• Aim of the task:
Copy exactly the lines from the start of the material through the line with "minimum width=6.56cm, minimum". Pictures stay out of the copy.

• Material:
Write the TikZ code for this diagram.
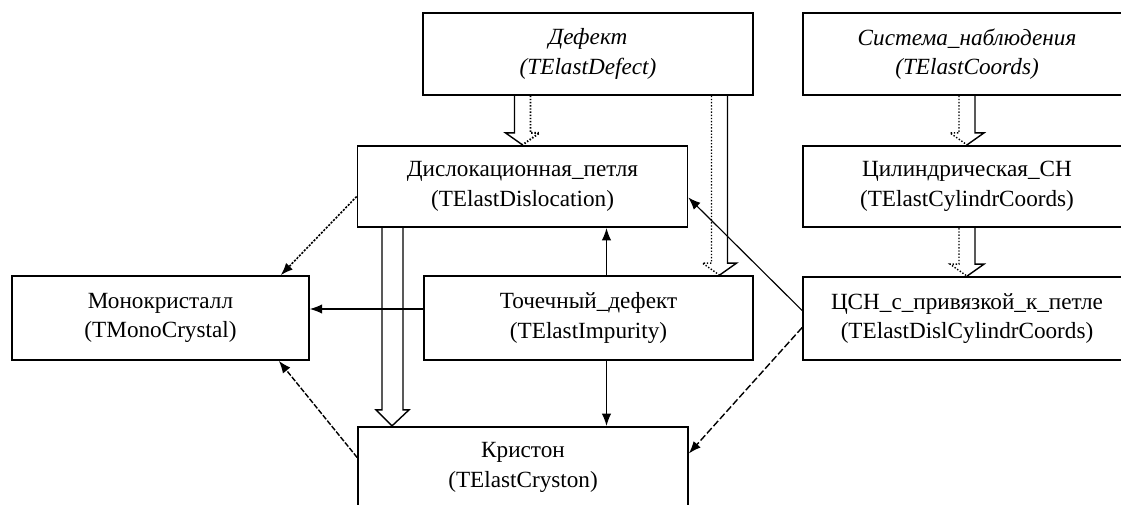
\documentclass[tikz,border=0pt]{standalone}
\usepackage{fontspec}
\setmainfont{Liberation Serif}
\usetikzlibrary{calc,arrows.meta}

\begin{document}
\begin{tikzpicture}[x=0.02cm, y=-0.02cm, >={Latex[length=7pt,width=5.4pt]},
    cls/.style={draw, line width=1pt, minimum width=6.6cm, minimum height=1.63cm,
        align=center, inner sep=0pt, font=\fontsize{13.2}{16.8}\selectfont},
    conn/.style={line width=0.65pt},
    hollow/.style={line width=0.8pt}]
    \useasboundingbox (0,0) rectangle (1121,504);

    % === TOP ROW: base classes ===
    \node[cls, font=\fontsize{13.2}{16.8}\selectfont\itshape] (defect) at (588,54) {Дефект\\(TElastDefect)};
    \node[cls, font=\fontsize{13.2}{16.8}\selectfont\itshape, minimum width=6.56cm] (coords) at (967,54) {Система\_наблюдения\\(TElastCoords)};

    % === MIDDLE ROW ===
    \node[cls] (disloc) at (522.5,186.5) {Дислокационная\_петля\\(TElastDislocation)};
    \node[cls, minimum width=6.56cm] (cyl) at (967,186.5) {Цилиндрическая\_СН\\(TElastCylindrCoords)};

    % === LOWER ROW ===
    \node[cls, minimum width=5.94cm, minimum height=1.68cm] (mono) at (160.5,318) {Монокристалл\\(TMonoCrystal)};
    \node[cls, minimum width=6.58cm, minimum height=1.68cm] (impurity) at (588.5,318) {Точечный\_дефект\\(TElastImpurity)};
    \node[cls, minimum width=6.56cm, minimum height=1.66cm] (dislcyl) at (967,318.5) {ЦСН\_с\_привязкой\_к\_петле\\(TElastDislCylindrCoords)};

    % === BOTTOM ===
    \node[cls, minimum width=6.6cm] (cryston) at (523,467.5) {Кристон\\(TElastCryston)};

    % === inheritance (hollow arrows) ===
    % Дефект -> Дислокационная_петля
    \draw[hollow] ($(defect.south -| disloc.north)+(-8,0)$) -- ($(disloc.north)+(-8,-12)$) -- ++(-9,0) -- (disloc.north);
    \draw[hollow, densely dotted, line width=1.1pt] ($(defect.south -| disloc.north)+(8,0)$) -- ($(disloc.north)+(8,-12)$) -- ++(9,0) -- (disloc.north);
    % Дефект -> Точечный_дефект
    \draw[hollow, densely dotted] ($(defect.south -| impurity.north)+(123,0)$) -- ($(impurity.north)+(123,-12)$) -- ++(-9,0) -- ($(impurity.north)+(131,0)$);
    \draw[hollow] ($(defect.south -| impurity.north)+(139,0)$) -- ($(impurity.north)+(139,-12)$) -- ++(9,0) -- ($(impurity.north)+(131,0)$);
    % Система_наблюдения -> Цилиндрическая_СН
    \draw[hollow, densely dotted] ($(coords.south)+(-8,0)$) -- ($(cyl.north)+(-8,-12)$) -- ++(-9,0) -- (cyl.north);
    \draw[hollow] ($(coords.south)+(8,0)$) -- ($(cyl.north)+(8,-12)$) -- ++(9,0) -- (cyl.north);
    % Цилиндрическая_СН -> ЦСН_с_привязкой_к_петле
    \draw[hollow, densely dotted] ($(cyl.south)+(-8,0)$) -- ($(dislcyl.north)+(-8,-12)$) -- ++(-9,0) -- (dislcyl.north);
    \draw[hollow] ($(cyl.south)+(8,0)$) -- ($(dislcyl.north)+(8,-12)$) -- ++(9,0) -- (dislcyl.north);
    % Дислокационная_петля -> Кристон
    \draw[hollow] ($(disloc.south -| cryston.north)+(-141,0)$) -- ($(cryston.north)+(-141,-16)$) -- ++(-6,0) -- ($(cryston.north)+(-131,0)$);
    \draw[hollow] ($(disloc.south -| cryston.north)+(-120,0)$) -- ($(cryston.north)+(-120,-16)$) -- ++(6,0) -- ($(cryston.north)+(-131,0)$);

    % === uses (filled arrows) ===
    \draw[conn, ->, dash pattern=on 1.2pt off 0.8pt, line width=0.9pt] ($(disloc.west)+(0,10)$) -- ($(mono.north east)+(-29,0)$);
    \draw[conn, ->, dash pattern=on 3pt off 1pt, line width=0.8pt] ($(cryston.west)+(0,-10)$) -- ($(mono.south east)+(-31,0)$);
    \draw[conn, ->] ($(impurity.west)+(0,-9)$) coordinate (iw) -- (mono.east |- iw);
    \draw[conn, ->] ($(impurity.north)+(18,0)$) coordinate (in) -- (disloc.south -| in);
    \draw[conn, ->] ($(impurity.south)+(18,0)$) coordinate (is) -- (cryston.north -| is);
    \draw[conn, ->] ($(dislcyl.west)+(0,-8)$) -- ($(disloc.east)+(0,11)$);
    \draw[conn, ->, dash pattern=on 4pt off 1.5pt, line width=0.8pt] ($(dislcyl.west)+(0,9)$) -- ($(cryston.east)+(0,-14)$);
\end{tikzpicture}
\end{document}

• Result:
Write the TikZ code for this diagram.
\documentclass[tikz,border=0pt]{standalone}
\usepackage{fontspec}
\setmainfont{Liberation Serif}
\usetikzlibrary{calc,arrows.meta}

\begin{document}
\begin{tikzpicture}[x=0.02cm, y=-0.02cm, >={Latex[length=7pt,width=5.4pt]},
    cls/.style={draw, line width=1pt, minimum width=6.6cm, minimum height=1.63cm,
        align=center, inner sep=0pt, font=\fontsize{13.2}{16.8}\selectfont},
    conn/.style={line width=0.65pt},
    hollow/.style={line width=0.8pt}]
    \useasboundingbox (0,0) rectangle (1121,504);

    % === TOP ROW: base classes ===
    \node[cls, font=\fontsize{13.2}{16.8}\selectfont\itshape] (defect) at (588,54) {Дефект\\(TElastDefect)};
    \node[cls, font=\fontsize{13.2}{16.8}\selectfont\itshape, minimum width=6.56cm] (coords) at (967,54) {Система\_наблюдения\\(TElastCoords)};

    % === MIDDLE ROW ===
    \node[cls] (disloc) at (522.5,186.5) {Дислокационная\_петля\\(TElastDislocation)};
    \node[cls, minimum width=6.56cm] (cyl) at (967,186.5) {Цилиндрическая\_СН\\(TElastCylindrCoords)};

    % === LOWER ROW ===
    \node[cls, minimum width=5.94cm, minimum height=1.68cm] (mono) at (160.5,318) {Монокристалл\\(TMonoCrystal)};
    \node[cls, minimum width=6.58cm, minimum height=1.68cm] (impurity) at (588.5,318) {Точечный\_дефект\\(TElastImpurity)};
    \node[cls, minimum width=6.56cm, minimum height=1.66cm] (dislcyl) at (967,318.5) {ЦСН\_с\_привязкой\_к\_петле\\(TElastDislCylindrCoords)};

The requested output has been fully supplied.